I had originally intended this post to be about a philanthropic project, Dress Up Against AIDS. Brazilian artist Adriana Bertini has designed 14 garments entirely made from factory rejected condoms and meant to be used in raising awareness -- and presumably funding -- for the fight against AIDS.
At the end of this post, it was my intention to provide a link where you could make a donation, if you were so inclined. And that's when all the trouble started.
Knee-jerk reactions against advertising prevent a lot of colleges and universities from raising more money than they could.
In my work with colleges and universities, I've found their in-house marketing people to be not only very bright but extraordinarily dedicated to be willing to put up with the attitudes of their own coworkers.
Academics, like so many other misguided people, think disparaging advertising is the role of all thinking, well-educated people. Of course, that's ridiculous. (See What would the world be like without advertising?)
In this case, the fight against AIDS is losing potential funding.
After much googling in my search for where to send you if you wanted to donate to the Dress Up Against AIDS project, I discovered that Columbia College in Chicago is displaying the condom dresses until January 4.
Great, I thought, I'll send readers to the college to make a donation.
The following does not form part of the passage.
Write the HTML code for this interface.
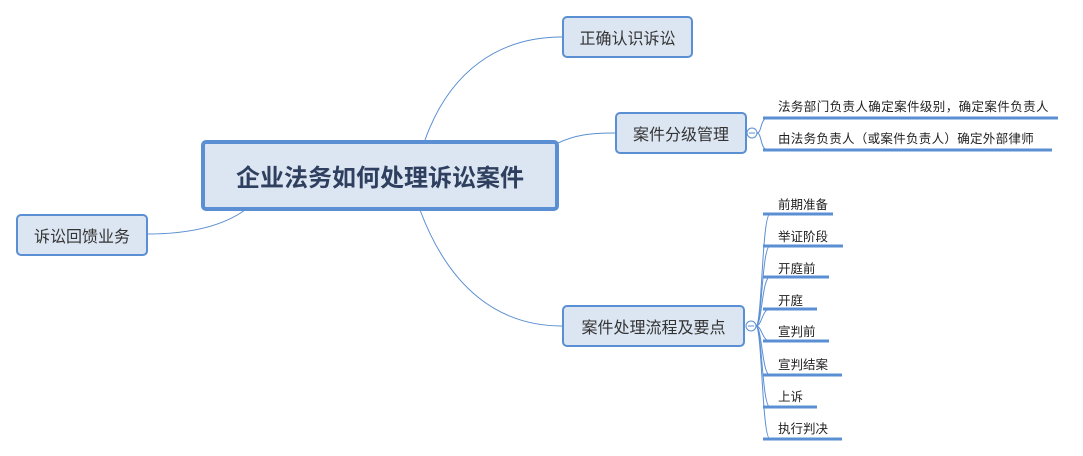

That would have been a good idea if Columbia College had thought to put donation information on the part of its website dedicated to AIDS awareness. It didn't.
I can bet what happened. The very well-intentioned types in charge of the AIDS projects at the college didn't want to 'sully' their good works by involving any advertising or marketing types in their mission. It had never occurred to them that people reading about their philanthropic endeavors would be moved to make a donation on the spot -- something the most junior of advertising people could have told them would happen.
One wonders how much additional money in the fight against AIDS Columbia College would have raised if they'd had a little more respect for the work of their coworkers in advertising and marketing.